Yes, I just finished an identical kit last year. The 2004 Championship Edition Z06. It was a challenging build that I really didn’t want to revisit. Alas, I had one more that I had already started and decided I needed to hammer it out while the first one was fresh in my mind. The work necessary to make it look good that is! I had hoped this would be my first build of the year but ran into paint issues.
The kit has many sub-assemblies that can be glued prior to point. As I mentioned in the last build write-up, The chassis and interior tub really need to be glued together in order to properly align the rear wheel tubs and various other parts. After finishing that, along with the engine/transmission parts, I was ready to start painting. For the build, I used Tamiya Pure Red and Gravity Colors 2-part clear-coat.
The engine and transmission were painted, then weathered with Tamiya panel line accent paint. Once complete, I attached the rest of the engine pieces and added more detail with a brush.
The chassis and interior tub were painted as one piece. If you are considering this build, I highly recommend assembling these major components ahead of time. It is comprised of several small parts which all need paint. Once the paint dried, I added flocking material.
Just as I did in the last build, I painted the seats, lower dash and door cards red then masked and sprayed them satin black. After waiting for paint to dry, I added smaller details with a brush and finished assembly.
Shortly after, I glued the chassis, engine, exhaust and suspension together.
The prep work on the body was straight forward. I started by removing panel lines and scribing everything. Once complete, I worked all of the wavy panels into a smooth finish. Primer was applied, sanded and the paint.
My plans for a quick build were thwarted by a couple of paint issues. At first, I had to respray part of the rear cover. It was a quick and easy correction. Then, I ran into issues with the hood. I stripped it and painted it again. THEN I realized I grabbed the wrong red. I painted it bright red rather than pure red. Stripped again and sprayed with color and clear. Trash in the paint almost led to a 4th strip and paint but I decided to push forward.
Not wanting chrome wheels, I stripped them and sprayed the light gunmetal. I then added the decals. Quickly, I realized that using setting solution and a hair dryer made these decals conform perfectly to the molded logos. These were skipped on the last build because I didn’t think they would conform properly. Shortly after finishing these wheels, I pulled the last build and added the wheel decals.
Once I had a hood, final assembly went quickly.
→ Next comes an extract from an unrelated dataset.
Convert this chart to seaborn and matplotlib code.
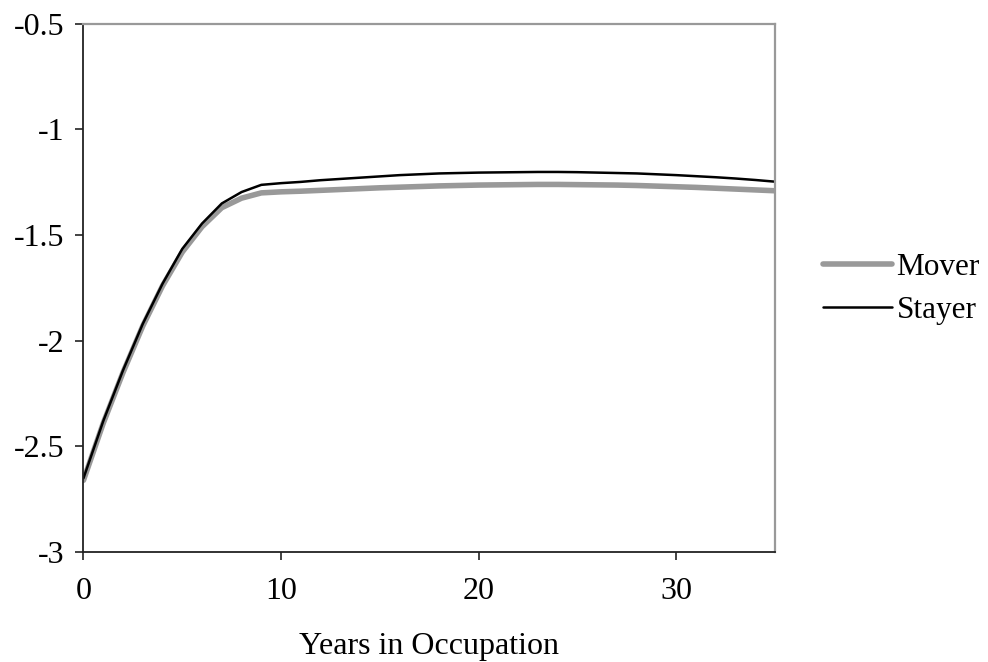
import numpy as np
import pandas as pd
import matplotlib
matplotlib.use("Agg")
import matplotlib.pyplot as plt
import seaborn as sns
from matplotlib.lines import Line2D

# данные
years = list(range(0, 36))
stayer = [-2.65, -2.38, -2.14, -1.92, -1.73, -1.565, -1.445, -1.35, -1.296, -1.262,
          -1.254, -1.248, -1.240, -1.234, -1.228, -1.222, -1.216, -1.212, -1.208, -1.206,
          -1.204, -1.203, -1.202, -1.201, -1.201, -1.202, -1.204, -1.206, -1.208, -1.212,
          -1.216, -1.221, -1.226, -1.232, -1.239, -1.247]
mover = [-2.66, -2.39, -2.15, -1.93, -1.74, -1.58, -1.46, -1.37, -1.325, -1.300,
         -1.295, -1.292, -1.288, -1.284, -1.280, -1.276, -1.273, -1.270, -1.267, -1.265,
         -1.263, -1.262, -1.261, -1.260, -1.260, -1.261, -1.262, -1.263, -1.265, -1.268,
         -1.271, -1.274, -1.278, -1.282, -1.286, -1.290]
x_ticks = [0, 10, 20, 30]
y_ticks = [-3, -2.5, -2, -1.5, -1, -0.5]
y_tick_labels = ['-3', '-2.5', '-2', '-1.5', '-1', '-0.5']

df = pd.DataFrame({'year': years * 2,
                   'value': mover + stayer,
                   'group': ['Mover'] * len(years) + ['Stayer'] * len(years)})

sns.set_style('white')
plt.rcParams['font.family'] = ['Liberation Serif', 'DejaVu Serif']
plt.rcParams['text.color'] = 'black'
plt.rcParams['axes.labelcolor'] = 'black'
plt.rcParams['xtick.labelcolor'] = 'black'
plt.rcParams['ytick.labelcolor'] = 'black'

fig = plt.figure(figsize=(9.88, 6.62), dpi=100)
ax = fig.add_axes([0.0845, 0.166, 0.700, 0.798])

sns.lineplot(data=df, x='year', y='value', hue='group', size='group',
             palette={'Mover': '#999999', 'Stayer': '#000000'},
             sizes={'Mover': 4.0, 'Stayer': 1.8},
             hue_order=['Mover', 'Stayer'], size_order=['Mover', 'Stayer'],
             ax=ax, legend=False)

ax.set_xlim(0, 35)
ax.set_ylim(-3, -0.5)
ax.set_xticks(x_ticks)
ax.set_yticks(y_ticks)
ax.set_yticklabels(y_tick_labels)
ax.tick_params(axis='both', labelsize=23, direction='out', length=5.8, width=1.2,
               color='#222222', labelcolor='black', left=True, bottom=True)
ax.tick_params(axis='x', pad=12)
ax.tick_params(axis='y', pad=8)
ax.set_xlabel('Years in Occupation', fontsize=23, labelpad=19, color='black')
ax.set_ylabel('')

for s in ['left', 'bottom']:
    ax.spines[s].set_color('#222222')
    ax.spines[s].set_linewidth(1.3)
for s in ['top', 'right']:
    ax.spines[s].set_color('#999999')
    ax.spines[s].set_linewidth(1.6)

# легенда справа
handles = [Line2D([], [], color='#999999', lw=4.0),
           Line2D([], [], color='#000000', lw=1.8)]
fig.legend(handles, ['Mover', 'Stayer'], loc='center left',
           bbox_to_anchor=(0.833, 0.564), frameon=False, fontsize=22.5,
           handlelength=2.2, handletextpad=0.15, labelspacing=0.45, borderaxespad=0,
           borderpad=0)

fig.savefig('out.png', dpi=100)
Just as with the last build, I had to cut off the tabs that are supposed to lock the wheels in place. The front air dam fit better than it did in the last build, but still not perfect. I wasn’t bad enough to required the same hacking I needed to make the last one fit.
Once the body was joined to chassis, there wasn’t much left beyond adding lights and attaching the wheels.
Originally, I wasn’t going to add aluminum tubing for the exhaust tips. Unfortunately, I butchered the tips while trying to drill them. In the end, I used aluminum tubing to finish the exhaust.
If you are interested in the challenges of this build, you’ll need to check out the last build where I outlined everything that needs attention. That said, using what I learned from that build made this one go together significantly smoother. Had I not botched the hood paint, this would have been the first build finished this year. Alas, it’s only the second! I’m really pleased with the build and know it will look great parked next to its sibling!